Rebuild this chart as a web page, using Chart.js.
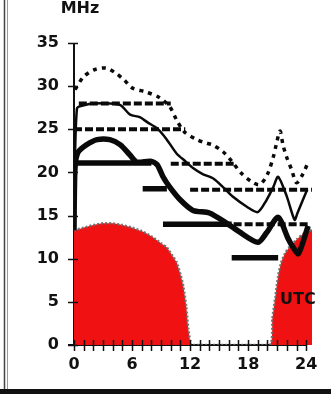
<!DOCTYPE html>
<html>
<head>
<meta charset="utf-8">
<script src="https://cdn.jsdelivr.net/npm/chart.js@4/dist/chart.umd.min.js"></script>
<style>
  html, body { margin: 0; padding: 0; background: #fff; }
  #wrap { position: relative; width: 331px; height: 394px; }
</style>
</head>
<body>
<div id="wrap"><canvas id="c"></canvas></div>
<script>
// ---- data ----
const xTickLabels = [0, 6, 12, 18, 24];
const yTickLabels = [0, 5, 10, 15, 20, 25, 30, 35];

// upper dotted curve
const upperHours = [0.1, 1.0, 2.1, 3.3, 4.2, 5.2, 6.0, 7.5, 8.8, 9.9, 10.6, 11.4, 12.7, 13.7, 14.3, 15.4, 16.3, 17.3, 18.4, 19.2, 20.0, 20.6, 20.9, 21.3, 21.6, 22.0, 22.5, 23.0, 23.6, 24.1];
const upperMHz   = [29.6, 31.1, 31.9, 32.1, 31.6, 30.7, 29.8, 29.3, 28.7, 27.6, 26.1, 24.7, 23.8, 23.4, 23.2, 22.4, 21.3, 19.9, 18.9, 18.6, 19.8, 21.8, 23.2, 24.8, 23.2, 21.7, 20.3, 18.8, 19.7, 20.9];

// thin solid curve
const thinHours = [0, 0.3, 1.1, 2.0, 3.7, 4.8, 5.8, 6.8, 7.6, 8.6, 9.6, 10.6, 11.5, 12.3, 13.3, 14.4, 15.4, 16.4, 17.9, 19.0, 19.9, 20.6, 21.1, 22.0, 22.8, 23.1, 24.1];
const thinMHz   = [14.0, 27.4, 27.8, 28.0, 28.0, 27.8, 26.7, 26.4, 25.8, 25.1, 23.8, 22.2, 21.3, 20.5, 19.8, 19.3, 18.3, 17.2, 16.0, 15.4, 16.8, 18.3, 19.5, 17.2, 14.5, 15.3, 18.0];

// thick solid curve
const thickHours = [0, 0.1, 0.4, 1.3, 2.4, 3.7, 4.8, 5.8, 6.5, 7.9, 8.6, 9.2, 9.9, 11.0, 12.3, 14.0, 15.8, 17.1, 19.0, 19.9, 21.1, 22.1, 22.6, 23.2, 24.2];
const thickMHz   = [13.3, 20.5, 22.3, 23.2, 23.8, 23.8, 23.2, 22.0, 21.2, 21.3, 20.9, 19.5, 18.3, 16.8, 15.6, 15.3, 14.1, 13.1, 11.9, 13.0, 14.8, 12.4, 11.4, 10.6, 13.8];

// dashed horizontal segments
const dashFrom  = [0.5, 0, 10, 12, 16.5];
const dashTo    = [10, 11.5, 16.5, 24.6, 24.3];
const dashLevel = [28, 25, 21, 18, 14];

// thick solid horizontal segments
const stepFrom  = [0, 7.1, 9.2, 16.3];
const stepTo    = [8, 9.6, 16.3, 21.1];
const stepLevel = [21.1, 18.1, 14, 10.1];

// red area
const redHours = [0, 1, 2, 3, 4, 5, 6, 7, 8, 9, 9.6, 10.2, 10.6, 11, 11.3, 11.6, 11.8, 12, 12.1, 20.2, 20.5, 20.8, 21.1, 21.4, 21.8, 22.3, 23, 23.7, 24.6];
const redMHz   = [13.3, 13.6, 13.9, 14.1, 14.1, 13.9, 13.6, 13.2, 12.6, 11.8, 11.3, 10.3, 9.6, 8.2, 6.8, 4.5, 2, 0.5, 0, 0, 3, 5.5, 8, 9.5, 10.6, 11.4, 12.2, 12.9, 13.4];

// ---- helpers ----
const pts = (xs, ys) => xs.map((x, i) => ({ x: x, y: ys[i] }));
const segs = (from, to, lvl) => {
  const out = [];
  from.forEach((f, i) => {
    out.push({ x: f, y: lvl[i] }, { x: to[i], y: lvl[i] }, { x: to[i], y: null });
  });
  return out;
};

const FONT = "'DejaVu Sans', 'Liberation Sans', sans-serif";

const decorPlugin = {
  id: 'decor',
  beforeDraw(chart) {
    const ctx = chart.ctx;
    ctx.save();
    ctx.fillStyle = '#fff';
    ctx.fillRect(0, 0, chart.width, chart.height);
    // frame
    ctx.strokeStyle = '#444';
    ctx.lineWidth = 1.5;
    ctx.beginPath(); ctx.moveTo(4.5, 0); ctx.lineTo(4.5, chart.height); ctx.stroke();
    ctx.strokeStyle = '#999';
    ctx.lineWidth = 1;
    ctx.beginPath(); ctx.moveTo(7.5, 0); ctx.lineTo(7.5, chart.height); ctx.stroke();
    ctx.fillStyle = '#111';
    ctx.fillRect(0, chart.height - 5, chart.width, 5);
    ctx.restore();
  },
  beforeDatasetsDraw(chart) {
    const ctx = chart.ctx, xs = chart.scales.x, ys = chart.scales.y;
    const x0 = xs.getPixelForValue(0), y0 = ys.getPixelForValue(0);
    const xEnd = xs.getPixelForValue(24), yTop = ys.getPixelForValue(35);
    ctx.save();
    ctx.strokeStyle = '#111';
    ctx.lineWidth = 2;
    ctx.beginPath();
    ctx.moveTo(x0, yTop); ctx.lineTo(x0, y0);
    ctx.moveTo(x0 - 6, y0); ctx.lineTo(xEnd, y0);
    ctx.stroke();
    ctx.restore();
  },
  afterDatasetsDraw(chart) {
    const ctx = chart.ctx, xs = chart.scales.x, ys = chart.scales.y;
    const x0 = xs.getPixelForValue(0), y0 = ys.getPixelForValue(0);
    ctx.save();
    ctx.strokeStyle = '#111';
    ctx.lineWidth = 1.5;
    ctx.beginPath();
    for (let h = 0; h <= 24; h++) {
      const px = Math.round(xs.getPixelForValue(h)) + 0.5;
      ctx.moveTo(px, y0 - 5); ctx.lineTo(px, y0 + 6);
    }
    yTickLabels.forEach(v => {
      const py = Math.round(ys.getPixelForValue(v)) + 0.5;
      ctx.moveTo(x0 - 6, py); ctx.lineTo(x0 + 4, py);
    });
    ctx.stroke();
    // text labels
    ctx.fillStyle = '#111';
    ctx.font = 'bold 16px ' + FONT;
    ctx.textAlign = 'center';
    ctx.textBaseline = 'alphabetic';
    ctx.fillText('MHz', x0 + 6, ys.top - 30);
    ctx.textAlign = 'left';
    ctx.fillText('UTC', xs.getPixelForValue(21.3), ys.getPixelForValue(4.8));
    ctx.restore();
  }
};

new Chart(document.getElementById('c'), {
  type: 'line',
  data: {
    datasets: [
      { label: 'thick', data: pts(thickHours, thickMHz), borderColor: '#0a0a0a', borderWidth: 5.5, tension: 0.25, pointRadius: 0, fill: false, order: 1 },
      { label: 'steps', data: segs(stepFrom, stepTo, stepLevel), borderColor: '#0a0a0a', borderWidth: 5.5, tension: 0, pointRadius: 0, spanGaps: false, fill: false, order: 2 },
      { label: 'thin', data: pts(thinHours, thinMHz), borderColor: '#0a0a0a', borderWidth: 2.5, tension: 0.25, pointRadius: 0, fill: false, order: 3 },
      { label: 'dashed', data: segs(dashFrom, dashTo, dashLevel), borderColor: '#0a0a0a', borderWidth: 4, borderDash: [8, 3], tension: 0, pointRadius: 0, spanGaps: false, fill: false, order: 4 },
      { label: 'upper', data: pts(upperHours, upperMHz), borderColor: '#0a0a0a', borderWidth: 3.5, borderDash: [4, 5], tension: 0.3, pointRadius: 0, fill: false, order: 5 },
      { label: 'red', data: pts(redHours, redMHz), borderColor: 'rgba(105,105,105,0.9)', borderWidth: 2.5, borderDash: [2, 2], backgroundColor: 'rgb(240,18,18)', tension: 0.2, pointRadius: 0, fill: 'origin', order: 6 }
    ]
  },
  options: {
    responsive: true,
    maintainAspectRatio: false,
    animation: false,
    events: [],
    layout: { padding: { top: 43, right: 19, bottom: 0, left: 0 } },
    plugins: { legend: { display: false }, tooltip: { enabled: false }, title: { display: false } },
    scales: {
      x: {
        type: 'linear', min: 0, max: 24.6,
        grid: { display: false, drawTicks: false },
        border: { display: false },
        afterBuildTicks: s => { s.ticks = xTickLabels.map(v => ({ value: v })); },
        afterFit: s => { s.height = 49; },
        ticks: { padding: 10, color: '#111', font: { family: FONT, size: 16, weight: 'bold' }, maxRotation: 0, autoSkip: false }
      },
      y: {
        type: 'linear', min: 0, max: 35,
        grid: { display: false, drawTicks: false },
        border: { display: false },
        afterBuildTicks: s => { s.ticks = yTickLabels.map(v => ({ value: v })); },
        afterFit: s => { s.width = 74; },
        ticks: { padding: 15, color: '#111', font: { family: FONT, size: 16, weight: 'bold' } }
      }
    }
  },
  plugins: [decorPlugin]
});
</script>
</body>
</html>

------------------------------

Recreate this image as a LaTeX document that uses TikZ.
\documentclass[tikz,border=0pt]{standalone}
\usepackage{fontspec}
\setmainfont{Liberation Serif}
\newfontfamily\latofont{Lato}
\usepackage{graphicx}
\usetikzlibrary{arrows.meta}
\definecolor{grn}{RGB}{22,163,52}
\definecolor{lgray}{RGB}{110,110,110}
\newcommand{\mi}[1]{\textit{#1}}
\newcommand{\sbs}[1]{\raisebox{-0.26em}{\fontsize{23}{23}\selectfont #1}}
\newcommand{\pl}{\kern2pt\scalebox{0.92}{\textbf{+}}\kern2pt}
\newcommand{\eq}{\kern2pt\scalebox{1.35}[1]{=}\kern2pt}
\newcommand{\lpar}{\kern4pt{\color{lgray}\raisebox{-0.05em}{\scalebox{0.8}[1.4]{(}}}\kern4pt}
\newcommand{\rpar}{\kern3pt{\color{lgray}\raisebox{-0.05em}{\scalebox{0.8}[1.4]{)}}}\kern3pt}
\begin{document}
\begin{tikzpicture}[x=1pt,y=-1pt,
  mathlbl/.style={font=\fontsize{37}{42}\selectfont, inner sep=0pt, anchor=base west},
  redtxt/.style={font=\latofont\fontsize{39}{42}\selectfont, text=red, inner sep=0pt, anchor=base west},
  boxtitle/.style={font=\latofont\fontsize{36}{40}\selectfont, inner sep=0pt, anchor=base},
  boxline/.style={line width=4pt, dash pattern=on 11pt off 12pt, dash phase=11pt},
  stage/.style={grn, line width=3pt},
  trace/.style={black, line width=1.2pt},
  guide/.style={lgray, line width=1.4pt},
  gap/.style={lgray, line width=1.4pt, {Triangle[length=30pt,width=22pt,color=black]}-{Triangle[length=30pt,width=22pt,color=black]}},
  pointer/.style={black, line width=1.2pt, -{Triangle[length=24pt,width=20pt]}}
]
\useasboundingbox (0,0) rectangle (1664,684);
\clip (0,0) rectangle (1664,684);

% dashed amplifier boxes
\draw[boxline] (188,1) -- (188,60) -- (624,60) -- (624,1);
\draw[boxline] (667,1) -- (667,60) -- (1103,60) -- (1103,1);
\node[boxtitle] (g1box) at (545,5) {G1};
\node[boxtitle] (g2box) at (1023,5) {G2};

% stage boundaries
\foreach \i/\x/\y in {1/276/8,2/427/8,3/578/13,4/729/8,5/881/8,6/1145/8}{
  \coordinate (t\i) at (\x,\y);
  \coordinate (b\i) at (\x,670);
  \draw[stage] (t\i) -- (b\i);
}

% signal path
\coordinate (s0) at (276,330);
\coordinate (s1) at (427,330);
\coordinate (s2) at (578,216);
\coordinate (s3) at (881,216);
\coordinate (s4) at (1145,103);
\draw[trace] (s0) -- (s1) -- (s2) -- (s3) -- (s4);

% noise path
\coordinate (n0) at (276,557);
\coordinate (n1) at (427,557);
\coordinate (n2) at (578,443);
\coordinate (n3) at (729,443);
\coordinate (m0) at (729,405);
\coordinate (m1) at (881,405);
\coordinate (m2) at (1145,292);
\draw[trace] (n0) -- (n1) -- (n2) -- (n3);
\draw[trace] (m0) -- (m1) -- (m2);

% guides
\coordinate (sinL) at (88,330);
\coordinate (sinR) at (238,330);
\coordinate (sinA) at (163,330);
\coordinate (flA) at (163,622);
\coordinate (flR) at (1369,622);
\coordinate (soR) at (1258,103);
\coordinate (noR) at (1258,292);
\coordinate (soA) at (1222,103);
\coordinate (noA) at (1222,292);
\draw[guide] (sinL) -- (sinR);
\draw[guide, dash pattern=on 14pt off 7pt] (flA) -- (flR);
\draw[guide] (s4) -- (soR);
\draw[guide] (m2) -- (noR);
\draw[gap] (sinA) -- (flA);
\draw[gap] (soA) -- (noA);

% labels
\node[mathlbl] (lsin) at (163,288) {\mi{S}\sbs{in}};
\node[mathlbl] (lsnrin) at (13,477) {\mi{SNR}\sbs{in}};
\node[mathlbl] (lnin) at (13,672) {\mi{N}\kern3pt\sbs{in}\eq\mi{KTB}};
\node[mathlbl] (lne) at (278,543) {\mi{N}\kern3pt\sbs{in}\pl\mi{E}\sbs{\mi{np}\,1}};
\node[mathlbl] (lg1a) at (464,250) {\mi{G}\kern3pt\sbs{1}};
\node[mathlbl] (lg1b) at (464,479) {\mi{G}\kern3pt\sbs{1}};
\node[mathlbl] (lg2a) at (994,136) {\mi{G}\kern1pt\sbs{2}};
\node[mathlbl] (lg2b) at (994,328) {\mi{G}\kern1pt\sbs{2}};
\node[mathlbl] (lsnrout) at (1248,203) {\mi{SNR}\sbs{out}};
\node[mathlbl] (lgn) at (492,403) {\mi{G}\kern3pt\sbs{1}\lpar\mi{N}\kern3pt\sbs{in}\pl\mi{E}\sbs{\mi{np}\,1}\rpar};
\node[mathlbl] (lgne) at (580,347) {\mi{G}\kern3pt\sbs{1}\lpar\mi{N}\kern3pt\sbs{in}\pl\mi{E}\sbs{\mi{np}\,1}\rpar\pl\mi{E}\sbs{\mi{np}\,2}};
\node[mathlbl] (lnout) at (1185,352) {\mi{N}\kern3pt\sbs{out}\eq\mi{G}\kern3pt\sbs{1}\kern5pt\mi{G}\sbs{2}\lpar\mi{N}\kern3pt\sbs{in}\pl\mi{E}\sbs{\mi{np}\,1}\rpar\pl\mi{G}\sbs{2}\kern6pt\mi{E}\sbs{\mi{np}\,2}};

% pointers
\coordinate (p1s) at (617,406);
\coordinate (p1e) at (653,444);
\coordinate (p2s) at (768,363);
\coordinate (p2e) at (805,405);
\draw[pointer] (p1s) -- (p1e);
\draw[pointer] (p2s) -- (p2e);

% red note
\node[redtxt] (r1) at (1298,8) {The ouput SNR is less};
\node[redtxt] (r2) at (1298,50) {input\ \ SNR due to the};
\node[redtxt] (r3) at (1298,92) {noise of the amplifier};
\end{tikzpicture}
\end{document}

------------------------------

Exactly the lines from the one with "Rebuild this chart" through the one with "18.8, 19.7, 20.9];" are to be reproduced, and no pictures with them.

> Worked solution
Rebuild this chart as a web page, using Chart.js.
<!DOCTYPE html>
<html>
<head>
<meta charset="utf-8">
<script src="https://cdn.jsdelivr.net/npm/chart.js@4/dist/chart.umd.min.js"></script>
<style>
  html, body { margin: 0; padding: 0; background: #fff; }
  #wrap { position: relative; width: 331px; height: 394px; }
</style>
</head>
<body>
<div id="wrap"><canvas id="c"></canvas></div>
<script>
// ---- data ----
const xTickLabels = [0, 6, 12, 18, 24];
const yTickLabels = [0, 5, 10, 15, 20, 25, 30, 35];

// upper dotted curve
const upperHours = [0.1, 1.0, 2.1, 3.3, 4.2, 5.2, 6.0, 7.5, 8.8, 9.9, 10.6, 11.4, 12.7, 13.7, 14.3, 15.4, 16.3, 17.3, 18.4, 19.2, 20.0, 20.6, 20.9, 21.3, 21.6, 22.0, 22.5, 23.0, 23.6, 24.1];
const upperMHz   = [29.6, 31.1, 31.9, 32.1, 31.6, 30.7, 29.8, 29.3, 28.7, 27.6, 26.1, 24.7, 23.8, 23.4, 23.2, 22.4, 21.3, 19.9, 18.9, 18.6, 19.8, 21.8, 23.2, 24.8, 23.2, 21.7, 20.3, 18.8, 19.7, 20.9];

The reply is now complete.